Warning: Rather than reviews, these are often notes in preparation for reviews that were never finished, or pleas for help with understanding pieces. See Litref Reviews - a rationale for details.

Sunday, 23 December 2007

"Born Free" by Laura Hird (Canongate, 2001)

A slice of frantic Edinburgh life that for all I know rings true. It bounces along entertainingly - more character-centred than plot-driven - and compares well with other slices of modern life I've read.

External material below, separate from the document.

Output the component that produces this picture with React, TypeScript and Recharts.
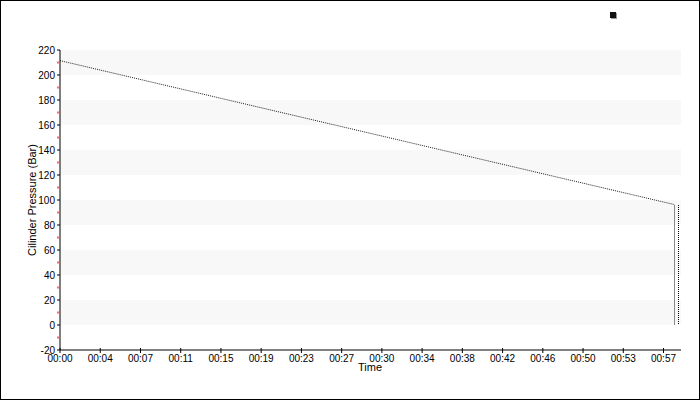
import React from "react";
import {
  LineChart,
  Line,
  XAxis,
  YAxis,
  ReferenceArea,
  Label,
} from "recharts";

// pressure over time (minutes)
const timeMin = [0, 58.0];
const pressureBar = [211.5, 96.4];

// final drop down to empty
const dropTime = [58.0, 58.0];
const dropPressure = [96.4, 0];

// second marker trace at the very end
const ventTime = [58.4, 58.4];
const ventPressure = [96.4, 0];

const xTicks = [0, 3.8, 7.6, 11.4, 15.2, 19, 22.8, 26.6, 30.4, 34.2, 38, 41.8, 45.6, 49.4, 53.2, 57];
const xTickLabels = [
  "00:00", "00:04", "00:07", "00:11", "00:15", "00:19", "00:23", "00:27",
  "00:30", "00:34", "00:38", "00:42", "00:46", "00:50", "00:53", "00:57",
];
const yTicks = [-20, -10, 0, 10, 20, 30, 40, 50, 60, 70, 80, 90, 100, 110, 120, 130, 140, 150, 160, 170, 180, 190, 200, 210, 220];
const bandRanges: [number, number][] = [
  [200, 220],
  [160, 180],
  [120, 140],
  [80, 100],
  [40, 60],
  [0, 20],
];

const mainData = timeMin.map((t, i) => ({ t, p: pressureBar[i] }));
const dropData = dropTime.map((t, i) => ({ t, p: dropPressure[i] }));
const ventData = ventTime.map((t, i) => ({ t, p: ventPressure[i] }));

const FONT = "'Liberation Sans', Arial, sans-serif";

const YTick = (props: any) => {
  const { x, y, payload } = props;
  const v = payload.value;
  if (v % 20 !== 0) {
    return <rect x={x - 3} y={y - 1} width={2} height={2} fill="#f07070" />;
  }
  return (
    <g>
      <line x1={x - 3} x2={x} y1={y} y2={y} stroke="#000" />
      <text x={x - 5} y={y} dy={3.5} textAnchor="end" fontSize={10} fontFamily={FONT} fill="#000">
        {v}
      </text>
    </g>
  );
};

const XTick = (props: any) => {
  const { x, y, index } = props;
  const label = xTickLabels[index] ?? "";
  return (
    <g>
      <line x1={x} x2={x} y1={y - 2} y2={y + 3} stroke="#000" />
      <text x={x} y={y} dy={12} textAnchor="middle" fontSize={10} fontFamily={FONT} fill="#000">
        {label}
      </text>
    </g>
  );
};

export default function App() {
  return (
    <div
      style={{
        position: "fixed",
        left: 0,
        top: 0,
        width: 700,
        height: 400,
        boxSizing: "border-box",
        border: "1px solid #000",
        background: "#fff",
        fontFamily: FONT,
      }}
    >
      <div
        style={{
          position: "absolute",
          left: 609,
          top: 11,
          width: 6,
          height: 6,
          background: "#111",
          boxShadow: "1px 1px 0 #999",
        }}
      />
      <LineChart width={698} height={398} margin={{ top: 49, right: 18, left: 0, bottom: 0 }}>
        {bandRanges.map(([a, b]) => (
          <ReferenceArea key={a} y1={a} y2={b} fill="#f8f8f8" fillOpacity={1} stroke="none" />
        ))}
        <XAxis
          type="number"
          dataKey="t"
          domain={[0, 58.65]}
          ticks={xTicks}
          tick={<XTick />}
          tickLine={false}
          tickSize={0}
          tickMargin={0}
          height={49}
          stroke="#000"
          allowDataOverflow
          interval={0}
        >
          <Label
            content={() => (
              <text x={369} y={370} textAnchor="middle" fontSize={11} fontFamily={FONT} fill="#000">
                Time
              </text>
            )}
          />
        </XAxis>
        <YAxis
          type="number"
          dataKey="p"
          domain={[-20, 220]}
          ticks={yTicks}
          tick={<YTick />}
          tickLine={false}
          tickSize={0}
          tickMargin={0}
          width={59}
          stroke="#000"
          interval={0}
          allowDataOverflow
        >
          <Label
            content={() => (
              <text
                x={0}
                y={0}
                transform="translate(35 199) rotate(-90)"
                textAnchor="middle"
                fontSize={11}
                fontFamily={FONT}
                fill="#000"
              >
                Cilinder Pressure (Bar)
              </text>
            )}
          />
        </YAxis>
        <Line
          data={mainData}
          dataKey="p"
          type="linear"
          stroke="#222"
          strokeWidth={1}
          strokeDasharray="1 1"
          dot={false}
          isAnimationActive={false}
        />
        <Line
          data={dropData}
          dataKey="p"
          type="linear"
          stroke="#8a8a8a"
          strokeWidth={1}
          shapeRendering="crispEdges"
          dot={false}
          isAnimationActive={false}
        />
        <Line
          data={ventData}
          dataKey="p"
          type="linear"
          stroke="#000"
          strokeWidth={1}
          strokeDasharray="1 1"
          shapeRendering="crispEdges"
          dot={false}
          isAnimationActive={false}
        />
      </LineChart>
    </div>
  );
}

Of particular interest is how all the main characters are involved. There's a chapter from Joni's first-person viewpoint (daughter), then chapters by Vic (father) then Jake (son) then Angie (mother) - a cycle that's repeated 7 times before Joni and Vic finish with a chapter each. Character-wise there's barely a false note though there's some "poetic license" in the voices - the vocabulary's wider than it "should" be (words like "indented" are unexpected) and phrases like "The grass is starting to grab [the fallen headstone] into the ground" sound unrealistic. I didn't expect the happy ending - after a counselling meeting the couple have their first sex for years (impotence as well as dislike) - though it's a fragile happiness: "As I lean down to kiss away the fresh tears, the only resistance is in her eyes. I pretend not to notice. This isn't going to take long anyway."